- Directed by: Simon Ryninks
- Screenplay by: Simon Ryninks
- Produced by: Katie Dolan; Tibo Travers;
- Starring: Nerys Amber Stocks; Michael Sheen; Aneurin Barnard; Iwan Rheon; Tom Moya;
- Production companies: Calculus Media; Gorilla TV; Sweetdoh Films; Bad Cat;
- Release date: 14 August 2026 (Edinburgh);
- Running time: 80 minutes
- Country: United Kingdom
- Language: English

= Out There (film) =

Welsh comedy drama film

Out There is a 2026 British comedy drama science-fiction film written and directed by Simon Ryninks and starring Nerys Amber Stocks and Tom Moya with Michael Sheen, Aneurin Barnard, and Iwan Rheon.

The film premiered at the Edinburgh International Film Festival on 14 August 2026.

==Premise==
A 16 year-old girl in a small seaside town in Wales in 1999 becomes convinced her father was abducted by aliens.
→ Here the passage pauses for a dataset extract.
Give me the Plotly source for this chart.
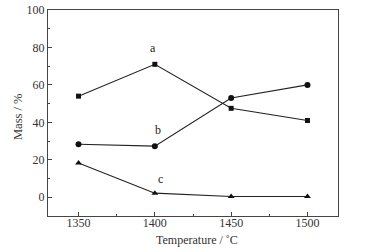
import plotly.graph_objects as go

temps = [1350, 1400, 1450, 1500]
series_a = [54, 71, 47.5, 41]
series_b = [28.3, 27.3, 53, 60]
series_c = [18.3, 2.2, 0.4, 0.4]
labels = ["a", "b", "c"]
label_x = [1399, 1402, 1404]
label_y = [79.5, 36, 9.8]
x_title = "Temperature / ˚C"
y_title = "Mass / %"

FONT = "Times New Roman, Liberation Serif, DejaVu Serif, serif"

fig = go.Figure()
for ys, sym, size in [(series_a, "square", 5), (series_b, "circle", 6), (series_c, "triangle-up", 6)]:
    fig.add_trace(go.Scatter(x=temps, y=ys, mode="lines+markers",
                             line=dict(color="#222", width=1.1),
                             marker=dict(symbol=sym, size=size, color="#111"),
                             showlegend=False))
for t, x, y in zip(labels, label_x, label_y):
    fig.add_annotation(x=x, y=y, text=t, showarrow=False,
                       font=dict(family=FONT, size=12, color="#222"))

# axis titles
fig.add_annotation(xref="paper", yref="paper", x=0.5, y=0, xshift=4, yshift=-24,
                   xanchor="center", yanchor="middle", text=x_title, showarrow=False,
                   font=dict(family=FONT, size=12, color="#333"))
fig.add_annotation(xref="paper", yref="paper", x=0, y=0.5, xshift=-30, yshift=-4,
                   xanchor="center", yanchor="middle", text=y_title, textangle=-90, showarrow=False,
                   font=dict(family=FONT, size=12.5, color="#333"))

axis_common = dict(showline=True, linecolor="#444", linewidth=1, mirror=True,
                   ticks="inside", ticklen=4, tickcolor="#444", showgrid=False,
                   zeroline=False, automargin=False,
                   tickfont=dict(family=FONT, size=12, color="#333"))
fig.update_xaxes(range=[1330, 1520], tickvals=[1350, 1400, 1450, 1500], ticklabelstandoff=-4,
                 minor=dict(tickvals=[1375, 1425, 1475], ticks="inside", ticklen=2, tickcolor="#444"),
                 **axis_common)
fig.update_yaxes(range=[-10, 100], tickvals=[0, 20, 40, 60, 80, 100],
                 minor=dict(tickvals=[-10, 10, 30, 50, 70, 90], ticks="inside", ticklen=2, tickcolor="#444"),
                 **axis_common)
fig.update_layout(width=375, height=251, margin=dict(l=48, r=37, t=10, b=35),
                  plot_bgcolor="white", paper_bgcolor="white")
fig.write_html("out.html", config={"displayModeBar": False},
               post_script="document.body.style.margin='0';document.body.style.overflow='hidden';")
Alongside her sceptical best friend she enlists a local UFO expert to solve the mystery.

==Cast==
- Nerys Amber Stocks as Maz
- Tom Moya as Elis
- Michael Sheen as Shifty Gruff
- Aneurin Barnard as Bryn
- Alice Lowe as Seren
- Iwan Rheon as Lew
- Remy Beasley as Alwen
- Kimberley Nixon as Shelley
- Gwydion Rhys as Chris
- Daniel Whelan as Barry
- Rory Kelleher as Hari
- Vee Vimolal as Mai
- Lola Waters as Young Maz
- Rhys Parry Jones as Fisherman
- Matthew Aubrey as Lance Corporal Morgan
- Olivia Southgate as Cari
- Tesni Kujore

==Production==
Out There is written and directed by Simon Ryninks in his feature length film debut. The film received support from the British Film Institute and Ffilm Cymru Wales, in association with Calculus Media and Gorilla TV. It is produced by Tibo Travers for Sweetdoh Films and Katie Dolan for Bad Cat. Ryninks said he had "always wanted to set a film on the Ceredigion coast” and had drawn inspiration for the project after learning about UFO sightings in west Wales in the 1970s, saying "I loved the idea that this quiet, unassuming place had this secret extraterrestrial history and suddenly a landscape that felt deeply personal also had this strange cosmic grandeur and an innate sense of people longing for the unknown".

The cast includes Nerys Amber Stocks as Maz with her best friend Little Elis portrayed by Tom Moya. Michael Sheen and Aneurin Barnard play local psychic Shifty Gruff and UFO-obsessed conspiracy theorist Bryn, respectively. The cast also includes Iwan Rheon and Alice Lowe, as well as Remy Beasley and Matthew Aubrey. The extended cast includes Olivia Southgate, Gwydion Rhys, Daniel Whelan, Rory Kelleher, Vee Vimolal, Lola Waters and Tesni Kujore.

Principal photography took place in Wales, with filming locations around Bridgend, Nelson and Porthcawl, and including Cardiff, Merthyr Mawr and Aberystwyth.

==Release==
The film premiered at the 2026 Edinburgh International Film Festival on 14 August 2026.

== Reception ==
Film critic Peter Bradshaw from The Guardian described the film as "likable" and "entertaining", particularly highlighting Sheen's comic performance, and suggesting that "it could spin off nicely as a TV series." Ian Sandwell of Digital Spy gave Out There four out of five stars, noting that while it might be a bit gentle for some viewers' tastes, it balances sci-fi elements with genuine emotion and is "very Welsh". Allan Hunter, writing for Screen Daily, praised director Ryninks's nostalgic cinematography and noted that "among the many promising qualities that Ryninks reveals is his ability to work with actors, and the reliable cast is the jewel in the crown". Lily Hardman, writing for Far Out Magazine, called it "a sharp, breezy UFO yarn" and "a promising debut from a writer-director who clearly has a bright future ahead of him."